A look at the 50th anniversary of President Johnson's Civil Rights Act, its history and how it is viewed today.
Today President Obama will be giving the keynote address at the LBJ Presidential Library in Austin, Texas. An event that will commemorate one of the landmark pieces of legislation in the battle against discrimination, the Civil Rights Act of 1964 which President Lyndon Johnson signed into law on July 2, 50 years ago. Three other ex-Presidents will also be in attendance.
In 1963, President Kennedy called on Congress to take action on a broad civil rights measure. Due to Kennedy’s untimely death, President Johnson was able to get the Civil Rights Act signed it into law. After spending a dozen years in the House of Representatives, another dozen in the Senate, almost three years as Kennedy’s Vice President, Johnson had afforded himself ample capital to throw around.
“Johnson was probably the last president that had a controllable legislature,” said former Ambassador Andrew Young, one of Rev. Martin Luther King Jr.’s top lieutenants in 1964. “He had lived and breathed and been through a thousand battles with these guys. There was almost nobody in the House or the Senate that he had not done a favor for. He understood that civil rights was a moral issue and that poverty was a moral issue in America, that it was just not right.”
According to Pulitzer Prize-winning biographer Doris Kearns Goodwin, “Only Johnson had the connections to break the weeks long deadlock that held the bill up in the Senate. In addition to maintaining a rapport with civil rights leaders, Johnson would call up congressmen at all hours, even waking them up. If he couldn’t reach a congressman, Johnson would call the congressman’s wife. No one else had that energy, that ability, that knowledge, all those relationships to call upon,” she said.
It happened over a July 4th weekend, and Attorney General Robert Kennedy was very skeptical of its passage over a holiday weekend. He was concerned about riots and gun shots going off along with the fireworks. President Johnson, standing 6’4″ and known to keep a “card-file” in his head, said, “There’s no point in waiting,”
Not only would it “irritate a lot of people unnecessarily,” but also the Republicans – 27 of whom were integral to ending a filibuster and bringing the bill to the Senate floor for a vote — were planning to leave Washington after the signing. “I think they’d say I was trying to take a little glory away from them on a bipartisan basis,” Johnson told Kennedy. And the legislation was signed and passed.

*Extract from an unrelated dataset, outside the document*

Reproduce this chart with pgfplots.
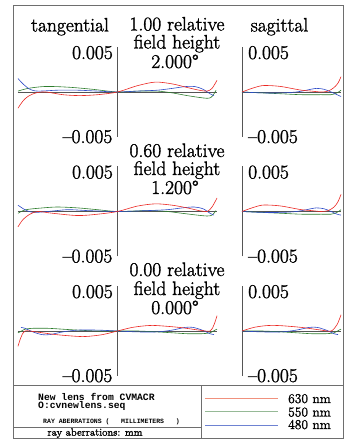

According to a 1999 Gallup poll, more than half of Americans (58%) considered the act to be one of the most important events of 20th century. Half a century later, the question of progress remains. Without the act, President Obama would not be President and who knows what would be the fate of black enfranchisement? Not just voting, but a host of rights that are easily taken for granted today: sitting at a lunch counter, going to school, enjoying a movie or landing a job. The act addressed them all, while laying the groundwork for more rights and tougher enforcement in years to come.
“Johnson may be remembered as the Vietnam War president, but in his mind his greatest legacy was his efforts to improve the lives of African-Americans,” said Clay Risen, The New York Times’ opinion page co-editor and author of “The Bill of the Century. “He had much to show for it: the 1964 Civil Rights Act, the Voting Rights Act, the War on Poverty, Head Start and more,” Risen wrote. “But as the 1960’s wore on, he also saw himself in a race – against black militancy, against rising ghetto frustrations, against an increasingly conservative white electorate.”
Equal employment opportunity, public accommodations, public education and voting rights were all part of the Civil Rights Act. They are all used to measure how much progress has really been made in assessing the racial divides specific to these areas. In the survey, about a third (35%) of blacks said they had personally experienced discrimination or been treated unfairly because of their race or ethnicity over the past year. That compared with 20% of Hispanics and 10% of whites.
According to a Pew Research Center, among blacks, just 32% said the country had made a lot of progress since the 1960’s and about eight-in-ten (79%) said a lot more work needs to be done. Whites have a sunnier outlook: About half (48%) said a lot of progress had been made and, compared with blacks, a smaller share (44%) said a lot more needs to be done.
Lately, progress seems to be moving one step forward, two steps back, but with continuing legislation keeping the movement alive. There is progress, but there is a lot of racism and bigotry from those hanging on to pre-Civil Rights Act ideology by their fingernails. Lawmakers no longer debate, instead they seem to spew hate.
Our first black President has been vilified along with his family. His landmark legislation, the “Affordable Care Act” has gone through countless repeal attempts to say the least. I cannot think of a time in my life where division and hatred is so acceptable. There have been President’s that I did not agree with, but I do not remember ever wishing they would fail, praying for their death, cartoons of their lynching, or worse.
President Obama is going to be in the Oval Office for three more years. Either we use the Civil Rights Act as an example of what is possible or we let the legacy of our country lapse back into a time that only those who opposed the act care to remember. We’ve come so far, but time will tell if we go full circle.